What to do. Leave out the pictures and reproduce all of the data exactly.

Material provided.
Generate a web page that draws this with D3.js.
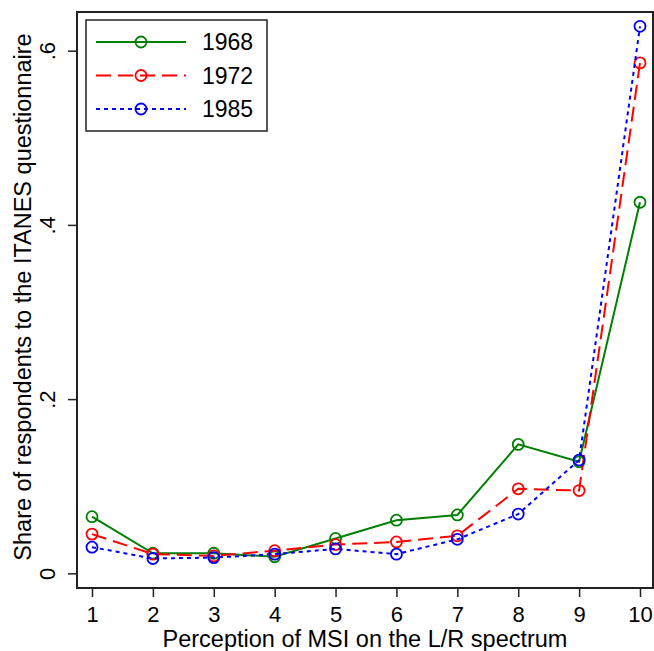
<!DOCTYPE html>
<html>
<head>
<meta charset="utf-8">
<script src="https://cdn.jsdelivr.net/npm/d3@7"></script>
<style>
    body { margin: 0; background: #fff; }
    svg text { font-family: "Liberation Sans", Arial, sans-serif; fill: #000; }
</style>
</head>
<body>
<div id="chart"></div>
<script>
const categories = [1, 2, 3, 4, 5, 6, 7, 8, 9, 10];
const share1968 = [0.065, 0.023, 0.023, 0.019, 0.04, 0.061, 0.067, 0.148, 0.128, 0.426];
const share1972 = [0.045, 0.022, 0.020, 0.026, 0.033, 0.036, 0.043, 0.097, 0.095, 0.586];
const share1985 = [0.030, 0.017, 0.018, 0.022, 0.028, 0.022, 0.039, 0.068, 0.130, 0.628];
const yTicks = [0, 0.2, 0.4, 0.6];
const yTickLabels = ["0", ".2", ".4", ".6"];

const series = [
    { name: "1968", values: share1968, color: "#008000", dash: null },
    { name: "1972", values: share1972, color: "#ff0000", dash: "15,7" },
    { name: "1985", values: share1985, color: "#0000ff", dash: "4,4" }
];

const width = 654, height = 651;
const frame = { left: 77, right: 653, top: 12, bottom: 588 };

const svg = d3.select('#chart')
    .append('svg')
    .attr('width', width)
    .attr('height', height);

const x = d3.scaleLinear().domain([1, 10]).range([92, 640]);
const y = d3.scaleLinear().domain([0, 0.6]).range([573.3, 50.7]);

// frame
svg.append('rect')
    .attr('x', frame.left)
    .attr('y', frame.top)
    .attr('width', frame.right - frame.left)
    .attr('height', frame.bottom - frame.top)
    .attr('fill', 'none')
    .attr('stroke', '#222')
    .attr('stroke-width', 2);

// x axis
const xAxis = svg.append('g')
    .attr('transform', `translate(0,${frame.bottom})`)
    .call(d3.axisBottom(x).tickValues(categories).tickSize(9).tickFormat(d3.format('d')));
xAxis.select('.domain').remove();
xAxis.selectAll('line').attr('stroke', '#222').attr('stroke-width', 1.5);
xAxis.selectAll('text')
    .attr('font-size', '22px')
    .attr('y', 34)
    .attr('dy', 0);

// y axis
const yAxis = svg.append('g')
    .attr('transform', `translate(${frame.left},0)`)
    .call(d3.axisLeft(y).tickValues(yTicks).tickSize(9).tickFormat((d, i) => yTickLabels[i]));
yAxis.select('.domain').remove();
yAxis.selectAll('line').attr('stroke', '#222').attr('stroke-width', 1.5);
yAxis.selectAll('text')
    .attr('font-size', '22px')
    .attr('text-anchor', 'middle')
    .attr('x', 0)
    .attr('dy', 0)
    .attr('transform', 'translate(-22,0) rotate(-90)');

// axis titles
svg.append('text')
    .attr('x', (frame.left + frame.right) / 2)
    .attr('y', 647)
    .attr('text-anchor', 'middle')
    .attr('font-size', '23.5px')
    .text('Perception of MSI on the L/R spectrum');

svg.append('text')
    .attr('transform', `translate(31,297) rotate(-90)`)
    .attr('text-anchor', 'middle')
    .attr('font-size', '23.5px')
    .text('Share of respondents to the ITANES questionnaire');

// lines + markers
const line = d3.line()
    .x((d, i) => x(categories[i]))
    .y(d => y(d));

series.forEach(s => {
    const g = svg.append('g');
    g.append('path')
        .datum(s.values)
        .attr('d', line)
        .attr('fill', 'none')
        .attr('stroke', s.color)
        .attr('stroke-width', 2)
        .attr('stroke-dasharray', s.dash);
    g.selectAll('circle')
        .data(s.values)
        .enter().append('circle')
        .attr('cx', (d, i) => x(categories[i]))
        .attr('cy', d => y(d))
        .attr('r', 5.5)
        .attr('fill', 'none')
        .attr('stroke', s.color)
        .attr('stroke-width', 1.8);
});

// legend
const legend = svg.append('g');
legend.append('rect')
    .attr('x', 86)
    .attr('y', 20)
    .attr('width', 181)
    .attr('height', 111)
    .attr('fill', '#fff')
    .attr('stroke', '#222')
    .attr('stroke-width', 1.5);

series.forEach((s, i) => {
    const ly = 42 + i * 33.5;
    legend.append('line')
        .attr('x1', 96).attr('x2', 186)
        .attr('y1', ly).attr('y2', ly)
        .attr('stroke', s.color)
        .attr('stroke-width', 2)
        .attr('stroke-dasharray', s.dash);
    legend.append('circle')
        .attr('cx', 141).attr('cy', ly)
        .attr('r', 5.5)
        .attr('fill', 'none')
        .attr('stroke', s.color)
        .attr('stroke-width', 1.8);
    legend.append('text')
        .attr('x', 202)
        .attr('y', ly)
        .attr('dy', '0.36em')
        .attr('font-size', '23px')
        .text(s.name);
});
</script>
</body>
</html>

The result.
Generate a web page that draws this with D3.js.
<!DOCTYPE html>
<html>
<head>
<meta charset="utf-8">
<script src="https://cdn.jsdelivr.net/npm/d3@7"></script>
<style>
    body { margin: 0; background: #fff; }
    svg text { font-family: "Liberation Sans", Arial, sans-serif; fill: #000; }
</style>
</head>
<body>
<div id="chart"></div>
<script>
const categories = [1, 2, 3, 4, 5, 6, 7, 8, 9, 10];
const share1968 = [0.065, 0.023, 0.023, 0.019, 0.04, 0.061, 0.067, 0.148, 0.128, 0.426];
const share1972 = [0.045, 0.022, 0.020, 0.026, 0.033, 0.036, 0.043, 0.097, 0.095, 0.586];
const share1985 = [0.030, 0.017, 0.018, 0.022, 0.028, 0.022, 0.039, 0.068, 0.130, 0.628];
const yTicks = [0, 0.2, 0.4, 0.6];
const yTickLabels = ["0", ".2", ".4", ".6"];

const series = [
    { name: "1968", values: share1968, color: "#008000", dash: null },
    { name: "1972", values: share1972, color: "#ff0000", dash: "15,7" },
    { name: "1985", values: share1985, color: "#0000ff", dash: "4,4" }
];

const width = 654, height = 651;
const frame = { left: 77, right: 653, top: 12, bottom: 588 };

const svg = d3.select('#chart')
    .append('svg')
    .attr('width', width)
    .attr('height', height);

const x = d3.scaleLinear().domain([1, 10]).range([92, 640]);
const y = d3.scaleLinear().domain([0, 0.6]).range([573.3, 50.7]);

// frame
svg.append('rect')
    .attr('x', frame.left)
    .attr('y', frame.top)
    .attr('width', frame.right - frame.left)
    .attr('height', frame.bottom - frame.top)
    .attr('fill', 'none')
    .attr('stroke', '#222')
    .attr('stroke-width', 2);

// x axis
const xAxis = svg.append('g')
    .attr('transform', `translate(0,${frame.bottom})`)
    .call(d3.axisBottom(x).tickValues(categories).tickSize(9).tickFormat(d3.format('d')));
xAxis.select('.domain').remove();
xAxis.selectAll('line').attr('stroke', '#222').attr('stroke-width', 1.5);
xAxis.selectAll('text')
    .attr('font-size', '22px')
    .attr('y', 34)
    .attr('dy', 0);

// y axis
const yAxis = svg.append('g')
    .attr('transform', `translate(${frame.left},0)`)
    .call(d3.axisLeft(y).tickValues(yTicks).tickSize(9).tickFormat((d, i) => yTickLabels[i]));
yAxis.select('.domain').remove();
yAxis.selectAll('line').attr('stroke', '#222').attr('stroke-width', 1.5);
yAxis.selectAll('text')
    .attr('font-size', '22px')
    .attr('text-anchor', 'middle')
    .attr('x', 0)
    .attr('dy', 0)
    .attr('transform', 'translate(-22,0) rotate(-90)');

// axis titles
svg.append('text')
    .attr('x', (frame.left + frame.right) / 2)
    .attr('y', 647)
    .attr('text-anchor', 'middle')
    .attr('font-size', '23.5px')
    .text('Perception of MSI on the L/R spectrum');

svg.append('text')
    .attr('transform', `translate(31,297) rotate(-90)`)
    .attr('text-anchor', 'middle')
    .attr('font-size', '23.5px')
    .text('Share of respondents to the ITANES questionnaire');

// lines + markers
const line = d3.line()
    .x((d, i) => x(categories[i]))
    .y(d => y(d));

series.forEach(s => {
    const g = svg.append('g');
    g.append('path')
        .datum(s.values)
        .attr('d', line)
        .attr('fill', 'none')
        .attr('stroke', s.color)
        .attr('stroke-width', 2)
        .attr('stroke-dasharray', s.dash);
    g.selectAll('circle')
        .data(s.values)
        .enter().append('circle')
        .attr('cx', (d, i) => x(categories[i]))
        .attr('cy', d => y(d))
        .attr('r', 5.5)
        .attr('fill', 'none')
        .attr('stroke', s.color)
        .attr('stroke-width', 1.8);
});

// legend
const legend = svg.append('g');
legend.append('rect')
    .attr('x', 86)
    .attr('y', 20)
    .attr('width', 181)
    .attr('height', 111)
    .attr('fill', '#fff')
    .attr('stroke', '#222')
    .attr('stroke-width', 1.5);

series.forEach((s, i) => {
    const ly = 42 + i * 33.5;
    legend.append('line')
        .attr('x1', 96).attr('x2', 186)
        .attr('y1', ly).attr('y2', ly)
        .attr('stroke', s.color)
        .attr('stroke-width', 2)
        .attr('stroke-dasharray', s.dash);
    legend.append('circle')
        .attr('cx', 141).attr('cy', ly)
        .attr('r', 5.5)
        .attr('fill', 'none')
        .attr('stroke', s.color)
        .attr('stroke-width', 1.8);
    legend.append('text')
        .attr('x', 202)
        .attr('y', ly)
        .attr('dy', '0.36em')
        .attr('font-size', '23px')
        .text(s.name);
});
</script>
</body>
</html>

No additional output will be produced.